Janet Wertman has followed her successful novel “Jane the Quene” with book 2, “The Path to Somerset” in what she has entitled “The Seymour Saga”. This volume is a richly detailed and dark account of the rise of Jane Seymour’s elder brother Edward to the position of regent and Lord Protector of England for his nephew King Edward VI. The story covers some of the most significant episodes in the reign of King Henry VIII.
Edward Seymour was one of the few people who were well liked by Henry VIII. All your favorite Tudor personalities appear in the saga including Thomas Cromwell, Archbishop Cranmer, Thomas Howard, Duke of Norfolk, Margaret Douglas, Edward’s brother Thomas Seymour, Edward’s wife Anne Seymour, Stephen Gardiner and many others. This is a reliable depiction of the inner workings of King Henry’s government from 1540 until his death in January of 1547.
Wertman has written some great scenes displaying the animosity between Cromwell and Norfolk. The first meeting between Henry VIII and Anne of Cleves is portrayed and very enjoyable. We see the rise and fall of Catherine Howard and Henry’s marriage to the mature widow Katherine Parr. We are witnesses to the scheming of certain men in the council to bring about Queen Katherine Parr’s downfall. The death of Henry and all the machinations behind the scenes are shown here with some exceptional dialogue. Wertman brings these people to life. A very enjoyable read and looking forward to Wertman’s next installment on the Seymour family.

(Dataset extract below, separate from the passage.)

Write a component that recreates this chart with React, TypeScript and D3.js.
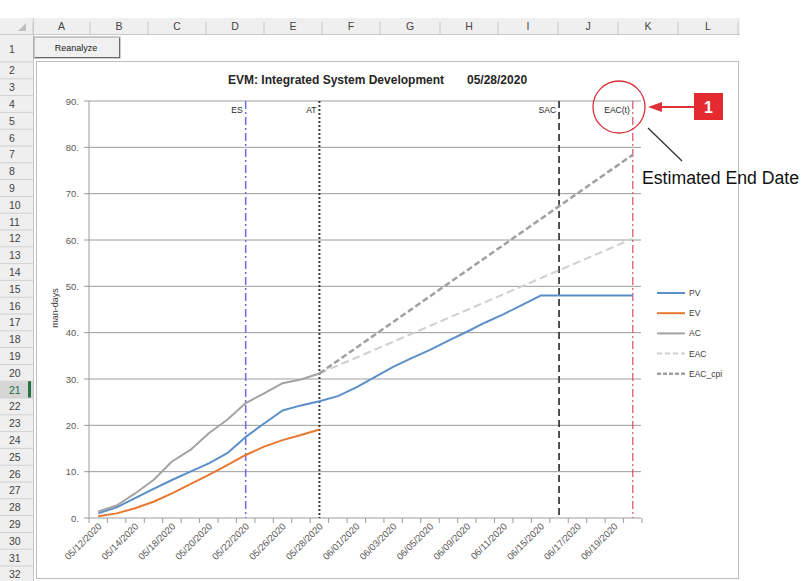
import React from 'react';
import * as d3 from 'd3';

const categories = [
  '05/12/2020', '05/13/2020', '05/14/2020', '05/15/2020', '05/18/2020', '05/19/2020',
  '05/20/2020', '05/21/2020', '05/22/2020', '05/25/2020', '05/26/2020', '05/27/2020',
  '05/28/2020', '05/29/2020', '06/01/2020', '06/02/2020', '06/03/2020', '06/04/2020',
  '06/05/2020', '06/08/2020', '06/09/2020', '06/10/2020', '06/11/2020', '06/12/2020',
  '06/15/2020', '06/16/2020', '06/17/2020', '06/18/2020', '06/19/2020', '06/22/2020',
];
const pvValues = [1.0, 2.3, 4.3, 6.3, 8.2, 10.0, 11.8, 14.0, 17.5, 20.4, 23.2, 24.3, 25.2, 26.3, 28.2,
  30.4, 32.6, 34.5, 36.3, 38.3, 40.2, 42.2, 44.0, 46.0, 48.0, 48.0, 48.0, 48.0, 48.0, 48.0];
const evValues = [0.4, 1.0, 2.1, 3.5, 5.3, 7.3, 9.3, 11.4, 13.6, 15.4, 16.8, 17.9, 19.1];
const acValues = [1.4, 2.7, 5.3, 8.2, 12.2, 14.7, 18.3, 21.2, 24.8, 26.9, 29.1, 29.9, 31.2];
const forecastDates = ['05/28/2020', '06/22/2020'];
const eacValues = [31.2, 60.3];
const eacCpiValues = [31.2, 78.4];
const markerDates = ['05/22/2020', '05/28/2020', '06/16/2020', '06/22/2020'];
const markerLabels = ['ES', 'AT', 'SAC', 'EAC(t)'];
const yTicks = [0, 10, 20, 30, 40, 50, 60, 70, 80, 90];
const legendNames = ['PV', 'EV', 'AC', 'EAC', 'EAC_cpi'];
const columnLetters = ['A', 'B', 'C', 'D', 'E', 'F', 'G', 'H', 'I', 'J', 'K', 'L'];
const columnEdges = [33, 90, 148, 206, 264, 322, 380, 440, 498, 558, 618, 678, 738];
const rowNumbers = d3.range(1, 33);

const FONT = "'Liberation Sans', Arial, sans-serif";

const seriesStyles: Record<string, { stroke: string; width: number; dash?: string }> = {
  PV: { stroke: '#5b8fc9', width: 2 },
  EV: { stroke: '#e8782f', width: 2 },
  AC: { stroke: '#a3a3a3', width: 2 },
  EAC: { stroke: '#cfcfcf', width: 2, dash: '8,4' },
  EAC_cpi: { stroke: '#a0a0a0', width: 2.5, dash: '6,3' },
};
const markerStyles = [
  { stroke: '#6c6cec', width: 1.5, dash: '8,3,2,3' },
  { stroke: '#3c3c3c', width: 2, dash: '2,2' },
  { stroke: '#1a1a1a', width: 1.5, dash: '7,4' },
  { stroke: '#e0506a', width: 1.2, dash: '8,3,2,3' },
];

export default function App() {
  const W = 804, H = 581;
  const x = d3.scaleBand<string>().domain(categories).range([89, 642]).padding(0);
  const bw = x.bandwidth();
  const cx = (c: string) => (x(c) as number) + bw / 2;
  const y = d3.scaleLinear().domain([0, 90]).range([518, 101]);
  const line = d3.line<[number, number]>().x(d => d[0]).y(d => d[1]);

  const mk = (vals: number[], dates: string[]) =>
    line(vals.map((v, i) => [cx(dates[i]), y(v)] as [number, number])) || '';

  const rowTop = (r: number) => (r === 1 ? 35 : 62 + (r - 2) * 16.8);
  const rowH = (r: number) => (r === 1 ? 27 : 16.8);

  const boundaries = categories.map(c => x(c) as number).concat([642]);

  return (
    <div style={{ position: 'absolute', left: 0, top: 0 }}>
      <svg width={W} height={H} style={{ display: 'block', fontFamily: FONT }}>
        <rect x={0} y={0} width={W} height={H} fill="#ffffff" />
        {/* column header */}
        <rect x={0} y={18} width={740} height={17} fill="#efefef" />
        <line x1={0} x2={740} y1={34.5} y2={34.5} stroke="#c8c8c8" />
        <path d="M26,23 L26,31 L18,31 Z" fill="#c0c0c0" />
        {columnLetters.map((l, i) => (
          <g key={l}>
            <line x1={columnEdges[i + 1]} x2={columnEdges[i + 1]} y1={22} y2={34} stroke="#c8c8c8" />
            <text x={(columnEdges[i] + columnEdges[i + 1]) / 2} y={30} fontSize={10.5} textAnchor="middle" fill="#444">{l}</text>
          </g>
        ))}
        <line x1={33} x2={33} y1={22} y2={34} stroke="#c8c8c8" />
        {/* row header */}
        <rect x={0} y={35} width={33} height={H - 35} fill="#efefef" />
        <line x1={33.5} x2={33.5} y1={18} y2={H} stroke="#c8c8c8" />
        {rowNumbers.map(r => (
          <g key={r}>
            {r === 21 && <rect x={0} y={rowTop(r)} width={33} height={rowH(r)} fill="#d6d6d6" />}
            {r === 21 && <rect x={28} y={rowTop(r)} width={3} height={rowH(r)} fill="#217346" />}
            <line x1={0} x2={33} y1={rowTop(r) + rowH(r)} y2={rowTop(r) + rowH(r)} stroke="#d0d0d0" />
            <text x={9} y={rowTop(r) + rowH(r) / 2 + 4} fontSize={10.5} fill={r === 21 ? '#217346' : '#444'}>{r}</text>
          </g>
        ))}
        {/* button */}
        <rect x={34} y={37} width={86} height={21} fill="#f0f0f0" stroke="#9a9a9a" />
        <line x1={35} x2={119} y1={57.5} y2={57.5} stroke="#6a6a6a" />
        <line x1={119.5} x2={119.5} y1={38} y2={58} stroke="#6a6a6a" />
        <text x={76} y={51} fontSize={9} textAnchor="middle" fill="#222">Reanalyze</text>
        {/* chart border */}
        <rect x={36.5} y={61.5} width={702} height={517} fill="#ffffff" stroke="#bdbdbd" />
        {/* title */}
        <text x={228} y={84} fontSize={12} fontWeight="bold" fill="#262626">EVM: Integrated System Development</text>
        <text x={467} y={84} fontSize={12} fontWeight="bold" fill="#262626">05/28/2020</text>
        {/* gridlines */}
        {yTicks.map(t => (
          <g key={t}>
            <line x1={84} x2={641} y1={y(t)} y2={y(t)} stroke="#9c9c9c" strokeWidth={1} />
            <text x={79} y={y(t) + 3.5} fontSize={9.5} textAnchor="end" fill="#595959">{t}.</text>
          </g>
        ))}
        {/* y axis */}
        <line x1={89} x2={89} y1={y(90)} y2={y(0)} stroke="#9c9c9c" />
        <text transform={`translate(58,308) rotate(-90)`} fontSize={9} textAnchor="middle" fill="#404040">man-days</text>
        {/* x axis ticks */}
        {boundaries.map((b, i) => (
          <line key={i} x1={b} x2={b} y1={518} y2={523} stroke="#9c9c9c" />
        ))}
        {categories.map((c, i) => i % 2 === 0 ? (
          <text key={c} transform={`translate(${cx(c) + 4},${527}) rotate(-45)`} fontSize={9.5} textAnchor="end" fill="#595959">{c}</text>
        ) : null)}
        {/* marker lines */}
        {markerDates.map((d, i) => (
          <g key={d + i}>
            <line x1={cx(d)} x2={cx(d)} y1={y(90)} y2={y(0)} stroke={markerStyles[i].stroke}
              strokeWidth={markerStyles[i].width} strokeDasharray={markerStyles[i].dash} />
            <text x={cx(d) - 3} y={113} fontSize={8.5} textAnchor="end" fill="#262626">{markerLabels[i]}</text>
          </g>
        ))}
        {/* series */}
        <path d={mk(eacValues, forecastDates)} fill="none" stroke={seriesStyles.EAC.stroke} strokeWidth={seriesStyles.EAC.width} strokeDasharray={seriesStyles.EAC.dash} />
        <path d={mk(eacCpiValues, forecastDates)} fill="none" stroke={seriesStyles.EAC_cpi.stroke} strokeWidth={seriesStyles.EAC_cpi.width} strokeDasharray={seriesStyles.EAC_cpi.dash} />
        <path d={mk(pvValues, categories)} fill="none" stroke={seriesStyles.PV.stroke} strokeWidth={2} strokeLinejoin="round" />
        <path d={mk(acValues, categories)} fill="none" stroke={seriesStyles.AC.stroke} strokeWidth={2} strokeLinejoin="round" />
        <path d={mk(evValues, categories)} fill="none" stroke={seriesStyles.EV.stroke} strokeWidth={2} strokeLinejoin="round" />
        {/* legend */}
        {legendNames.map((n, i) => {
          const ly = 293 + i * 20.2;
          const s = seriesStyles[n];
          return (
            <g key={n}>
              <line x1={657} x2={685} y1={ly} y2={ly} stroke={s.stroke} strokeWidth={s.width} strokeDasharray={s.dash ? (n === 'EAC' ? '5,3' : '4,2') : undefined} />
              <text x={689} y={ly + 3} fontSize={8.5} fill="#404040">{n}</text>
            </g>
          );
        })}
        {/* annotation */}
        <circle cx={619} cy={107} r={26} fill="none" stroke="#d9303a" strokeWidth={1.3} />
        <line x1={660} x2={694} y1={107} y2={107} stroke="#e03038" strokeWidth={2} />
        <path d="M648,107 L662,102 L662,112 Z" fill="#e03038" />
        <rect x={694} y={93} width={29} height={27} fill="#e52a2f" />
        <text x={708.5} y={113} fontSize={16} fontWeight="bold" textAnchor="middle" fill="#ffffff">1</text>
        <line x1={648} x2={682} y1={128} y2={161} stroke="#333" strokeWidth={1.3} />
        <text x={642} y={184} fontSize={18} fill="#111" fontFamily="'Liberation Sans Narrow', 'Liberation Sans', Arial, sans-serif"
          textLength={157} lengthAdjust="spacingAndGlyphs">Estimated End Date</text>
      </svg>
    </div>
  );
}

There are many readers who enjoy historical fiction from the Tudor era. I used to be one of them and have many fond memories of reading the delightful books of Jean Plaidy and Norah Lofts. Due to the constraints of historical research, I haven’t read any fiction for years. But I thought I would make an exception for my friend Janet Wertman and read the first book of her Seymour Saga.
What a delight this book is! Wertman’s premise is that Jane Seymour was the plain sister in the family and all she really wanted was to get married. The story opens with Jane working as a lady-in-waiting for Anne Boleyn and King Henry VIII and the Queen are about to go on summer progress. Jane is sent to the family home of Wulfhall to oversee the preparations for the King’s visit. While Henry VIII is there, he and Jane have a moment in the garden and that’s where Jane’s romance begins.
Jane’s prospects improve from that moment on. Wertman includes all the iconic moments in Jane’s life. There’s the day Anne Boleyn caught Henry with Jane in his lap and the famous scene where Henry tries to give Jane a bag of coins and a letter. Jane refuses the gifts with great aplomb. I love Wertman’s dialogue throughout the book. All the famous characters from the Tudor court are here: Jane’s brothers Edward and Tom, her sister-in-law Anne Seymour, her sister Elizabeth, Thomas Cromwell, Ralph Sadler, the notorious Anne Boleyn and of course, Henry VIII in all his royal splendor.
The scenes of the birth of Jane’s son Edward and her death as written are very vivid and moving. There’s a lot of insight into what Jane, Edward Seymour, King Henry and Thomas Cromwell are thinking, their behavior and their motivations. This book took me back to those Jean Plaidy days. I think any reader would enjoy the book and highly recommend it. I’ll be looking forward to the rest of the Seymour Saga from Janet.